And I am reminded of this one scene in the film The Thirteenth Warrior.
The Vikings believe their fates were written long before their birth and so they face their death in battle with indifference and maybe even glee and, above all, courage. The movie takes a great deal of time describing how these warriors believe they'll go to Valhalla where "the brave may live forever" and so there is no point in fear or any attempt to avoid your fate. And so they don't. They don't fear and they don't try to avoid death.
And, yet, while there are many, many great scenes in this criminally underappreciated reimagining of Beowulf, there's this one moment, less than 3 seconds on film, that makes the movie for me.
The Vikings have met the monster, they've fought with great courage against overwhelming odds, and they are now trapped in the lair of the Wendol. Many of their number have died by this point and they make a fighting withdrawal, becoming spread out down a narrow tunnel deep, deep underground. The scene is dark and chaotic and fraught with danger. One of the warriors, Helfdane (played by the brilliant Clive Russell) is wounded and can't run any further. He orders the Arab, Ahmed (Antonio Banderas), to go on without him and turns to face the Wendol on his own.
Ahmed goes on down the tunnel and after moment you hear distant fighting and know that the Viking has fallen at last.
When Ahmed catches up to the rest of the band, Herger looks over the Arab's shoulder up the dark tunnel and asks "Helfdane?"
Ahmed shakes his head. No.
And there's this moment. This fleeting second. This tiny brief flicker of pain and loss and FATE on Herger's face. The Viking, this warrior who truly believes the brave will live forever in Valhalla, who joked about the loss of comrades in battle and who has faced his own death over and over throughout the narrative with laughter and fatalism and cheerful indifference, there's this moment where his Viking stoicism cracks and you see for just a fraction of a second his sorrow at the loss of his comrade in arms.
It's an absolutely stunning bit of acting on the part of Norwegian actor Dennis Storhoi, who plays Herger, and if you blink, you'll miss it. It makes the movie. It makes these Vikings human, instead of the cardboard cutouts of most films.
That's acting.
That's craft.
That's art.
No AI, no matter how advanced, could duplicate that moment. No bit of software no matter how cleverly coded and animated could duplicate that second of raw humanity and pain. No computer generated character could transcend its programming to achieve that moment of greatness.
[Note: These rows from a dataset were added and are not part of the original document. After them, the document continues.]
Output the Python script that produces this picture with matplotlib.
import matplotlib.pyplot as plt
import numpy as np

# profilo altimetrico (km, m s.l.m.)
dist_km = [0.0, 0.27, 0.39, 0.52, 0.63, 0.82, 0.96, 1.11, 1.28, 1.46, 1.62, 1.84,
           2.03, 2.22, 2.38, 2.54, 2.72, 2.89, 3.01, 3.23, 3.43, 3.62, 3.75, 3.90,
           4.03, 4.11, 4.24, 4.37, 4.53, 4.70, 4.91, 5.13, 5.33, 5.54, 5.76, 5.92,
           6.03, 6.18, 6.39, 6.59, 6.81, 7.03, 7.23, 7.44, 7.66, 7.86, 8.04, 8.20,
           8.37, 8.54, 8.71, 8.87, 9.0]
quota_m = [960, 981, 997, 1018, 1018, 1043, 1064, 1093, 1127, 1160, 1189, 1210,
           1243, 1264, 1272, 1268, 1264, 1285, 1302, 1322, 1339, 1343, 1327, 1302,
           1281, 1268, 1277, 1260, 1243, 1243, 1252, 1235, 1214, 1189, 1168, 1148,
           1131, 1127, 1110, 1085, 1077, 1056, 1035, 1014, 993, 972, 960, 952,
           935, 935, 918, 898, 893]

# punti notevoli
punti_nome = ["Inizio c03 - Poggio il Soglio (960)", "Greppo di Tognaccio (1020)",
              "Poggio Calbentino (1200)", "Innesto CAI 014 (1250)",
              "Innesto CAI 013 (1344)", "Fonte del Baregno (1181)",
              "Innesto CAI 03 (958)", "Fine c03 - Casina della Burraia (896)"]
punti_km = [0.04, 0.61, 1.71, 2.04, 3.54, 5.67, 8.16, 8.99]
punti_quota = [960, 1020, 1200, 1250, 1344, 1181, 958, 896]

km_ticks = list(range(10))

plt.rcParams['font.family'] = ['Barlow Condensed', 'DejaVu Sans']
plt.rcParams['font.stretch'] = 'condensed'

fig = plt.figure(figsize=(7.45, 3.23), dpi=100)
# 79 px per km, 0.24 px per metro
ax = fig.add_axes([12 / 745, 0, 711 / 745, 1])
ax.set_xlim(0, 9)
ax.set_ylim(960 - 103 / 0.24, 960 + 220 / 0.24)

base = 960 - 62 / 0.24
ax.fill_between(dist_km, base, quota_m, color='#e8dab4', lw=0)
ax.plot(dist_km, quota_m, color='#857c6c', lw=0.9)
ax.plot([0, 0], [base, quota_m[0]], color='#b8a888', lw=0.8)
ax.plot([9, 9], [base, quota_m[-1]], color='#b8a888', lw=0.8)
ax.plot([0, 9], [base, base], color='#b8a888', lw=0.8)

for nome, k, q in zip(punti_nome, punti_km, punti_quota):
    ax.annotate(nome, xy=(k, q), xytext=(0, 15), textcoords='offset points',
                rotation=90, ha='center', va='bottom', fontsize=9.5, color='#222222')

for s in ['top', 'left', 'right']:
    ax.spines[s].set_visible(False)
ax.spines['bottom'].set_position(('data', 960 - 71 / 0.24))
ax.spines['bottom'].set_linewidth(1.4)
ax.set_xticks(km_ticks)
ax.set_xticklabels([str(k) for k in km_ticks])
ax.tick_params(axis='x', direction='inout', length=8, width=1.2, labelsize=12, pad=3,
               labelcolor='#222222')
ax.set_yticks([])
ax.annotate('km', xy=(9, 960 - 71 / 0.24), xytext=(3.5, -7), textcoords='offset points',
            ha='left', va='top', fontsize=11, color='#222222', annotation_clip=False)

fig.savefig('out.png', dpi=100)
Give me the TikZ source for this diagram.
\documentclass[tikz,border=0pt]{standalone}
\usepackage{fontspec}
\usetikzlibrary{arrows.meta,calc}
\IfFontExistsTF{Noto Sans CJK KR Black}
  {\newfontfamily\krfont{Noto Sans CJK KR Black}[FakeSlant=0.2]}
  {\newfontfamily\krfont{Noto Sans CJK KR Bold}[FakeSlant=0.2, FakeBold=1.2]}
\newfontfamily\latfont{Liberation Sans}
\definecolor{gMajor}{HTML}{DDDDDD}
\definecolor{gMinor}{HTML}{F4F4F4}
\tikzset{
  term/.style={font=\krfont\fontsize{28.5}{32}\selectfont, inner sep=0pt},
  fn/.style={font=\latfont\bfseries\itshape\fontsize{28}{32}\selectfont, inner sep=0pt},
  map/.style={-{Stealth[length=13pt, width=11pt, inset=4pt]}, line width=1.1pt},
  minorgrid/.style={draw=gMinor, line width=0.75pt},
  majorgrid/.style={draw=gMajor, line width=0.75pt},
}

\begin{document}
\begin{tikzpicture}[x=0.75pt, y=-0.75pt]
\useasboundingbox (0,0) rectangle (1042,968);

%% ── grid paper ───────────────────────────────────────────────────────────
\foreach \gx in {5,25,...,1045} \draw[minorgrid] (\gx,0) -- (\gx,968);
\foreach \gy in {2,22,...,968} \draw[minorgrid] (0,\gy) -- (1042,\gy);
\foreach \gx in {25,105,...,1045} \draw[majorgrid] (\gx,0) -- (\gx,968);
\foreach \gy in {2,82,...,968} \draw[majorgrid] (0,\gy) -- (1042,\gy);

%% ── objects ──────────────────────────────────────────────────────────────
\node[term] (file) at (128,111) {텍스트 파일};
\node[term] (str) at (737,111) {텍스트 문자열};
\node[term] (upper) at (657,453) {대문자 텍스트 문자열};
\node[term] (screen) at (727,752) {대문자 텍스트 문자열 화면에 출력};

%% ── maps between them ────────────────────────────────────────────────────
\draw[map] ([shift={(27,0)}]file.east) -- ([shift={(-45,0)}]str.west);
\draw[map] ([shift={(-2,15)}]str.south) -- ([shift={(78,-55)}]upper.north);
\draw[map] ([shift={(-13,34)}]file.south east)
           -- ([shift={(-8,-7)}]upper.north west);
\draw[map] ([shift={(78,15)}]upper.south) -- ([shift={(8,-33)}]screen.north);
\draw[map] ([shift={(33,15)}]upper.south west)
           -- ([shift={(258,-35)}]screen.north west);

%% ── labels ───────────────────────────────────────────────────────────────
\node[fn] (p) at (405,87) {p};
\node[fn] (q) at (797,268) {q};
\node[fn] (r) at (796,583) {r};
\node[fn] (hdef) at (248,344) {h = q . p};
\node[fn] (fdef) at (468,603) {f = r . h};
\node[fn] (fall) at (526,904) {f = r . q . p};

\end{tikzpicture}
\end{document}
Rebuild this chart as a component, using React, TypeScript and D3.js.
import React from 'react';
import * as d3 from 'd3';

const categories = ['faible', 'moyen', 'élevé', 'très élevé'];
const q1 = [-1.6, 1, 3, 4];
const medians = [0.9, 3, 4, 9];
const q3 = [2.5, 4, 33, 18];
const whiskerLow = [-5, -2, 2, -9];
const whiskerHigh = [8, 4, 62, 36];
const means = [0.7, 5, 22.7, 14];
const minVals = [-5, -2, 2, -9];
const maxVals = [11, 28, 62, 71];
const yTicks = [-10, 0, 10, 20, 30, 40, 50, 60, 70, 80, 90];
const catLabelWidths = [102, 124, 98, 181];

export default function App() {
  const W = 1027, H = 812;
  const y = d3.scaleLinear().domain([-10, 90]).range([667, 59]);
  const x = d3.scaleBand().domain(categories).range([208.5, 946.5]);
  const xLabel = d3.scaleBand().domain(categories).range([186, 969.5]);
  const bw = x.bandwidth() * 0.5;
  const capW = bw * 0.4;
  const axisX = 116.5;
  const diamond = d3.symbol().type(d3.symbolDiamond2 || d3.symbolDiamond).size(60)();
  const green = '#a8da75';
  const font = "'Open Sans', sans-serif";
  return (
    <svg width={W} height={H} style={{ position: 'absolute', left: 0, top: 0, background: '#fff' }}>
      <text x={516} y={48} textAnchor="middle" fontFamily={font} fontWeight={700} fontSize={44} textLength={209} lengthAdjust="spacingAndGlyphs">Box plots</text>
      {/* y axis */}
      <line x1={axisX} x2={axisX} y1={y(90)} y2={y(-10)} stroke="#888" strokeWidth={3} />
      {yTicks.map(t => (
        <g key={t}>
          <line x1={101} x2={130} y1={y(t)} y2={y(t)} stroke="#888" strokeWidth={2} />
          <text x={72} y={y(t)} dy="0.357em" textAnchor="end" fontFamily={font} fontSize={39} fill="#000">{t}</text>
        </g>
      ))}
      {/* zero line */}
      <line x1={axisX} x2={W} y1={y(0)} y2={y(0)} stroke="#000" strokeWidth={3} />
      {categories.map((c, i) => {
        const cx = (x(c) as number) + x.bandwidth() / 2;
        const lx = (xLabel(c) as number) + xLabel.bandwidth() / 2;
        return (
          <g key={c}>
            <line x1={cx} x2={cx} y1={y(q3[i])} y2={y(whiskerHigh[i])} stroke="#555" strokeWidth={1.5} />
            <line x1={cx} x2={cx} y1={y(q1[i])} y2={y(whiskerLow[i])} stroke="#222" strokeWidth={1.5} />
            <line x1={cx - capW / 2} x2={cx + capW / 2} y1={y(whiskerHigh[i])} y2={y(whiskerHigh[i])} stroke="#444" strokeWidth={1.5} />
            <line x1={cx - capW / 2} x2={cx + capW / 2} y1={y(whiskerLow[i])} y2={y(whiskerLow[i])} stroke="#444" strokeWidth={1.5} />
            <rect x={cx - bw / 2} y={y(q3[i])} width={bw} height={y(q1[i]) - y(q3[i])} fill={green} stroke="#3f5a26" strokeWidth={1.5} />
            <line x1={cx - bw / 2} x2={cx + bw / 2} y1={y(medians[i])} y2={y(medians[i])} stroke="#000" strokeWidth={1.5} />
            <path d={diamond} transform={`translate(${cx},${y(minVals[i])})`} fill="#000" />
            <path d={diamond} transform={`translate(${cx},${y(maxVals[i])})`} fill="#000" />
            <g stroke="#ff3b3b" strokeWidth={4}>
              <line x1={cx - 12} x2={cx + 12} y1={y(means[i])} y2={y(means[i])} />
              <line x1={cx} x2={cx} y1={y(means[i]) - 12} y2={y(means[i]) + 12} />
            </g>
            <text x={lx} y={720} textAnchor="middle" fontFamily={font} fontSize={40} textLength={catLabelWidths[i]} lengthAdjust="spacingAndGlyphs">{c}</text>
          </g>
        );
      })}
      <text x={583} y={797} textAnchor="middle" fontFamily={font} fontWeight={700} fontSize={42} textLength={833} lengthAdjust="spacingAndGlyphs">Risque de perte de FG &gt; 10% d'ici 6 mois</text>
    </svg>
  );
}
And so it is for a thousand other moments in film. In writing. In music. In art.
AI might imitate humanity, but it can never BE human.
If the bean counters get their way and replace human creatives with software then the future of movies and television will be one of bland cartoon imitation without those moments of brilliance that transcend the art.
Pay the writers.
Pay the actors.
Pay the musicians.
Pay the grips and the gaffers and the camera operators and the animal wranglers and the location scouts and all those people whose names appear in the end credits and we never bother to know but without true art could not exist.
If you're worried about profit, well, you could always replace the executives with AI.
[Thanks Jim Wright]
Business Executives always imagine they can do work without workers, make movies about people without people, write books without writers, make music without musicians, and make art without artists.
Strange how they can never imagine profit without themselves.
[Jim Wright]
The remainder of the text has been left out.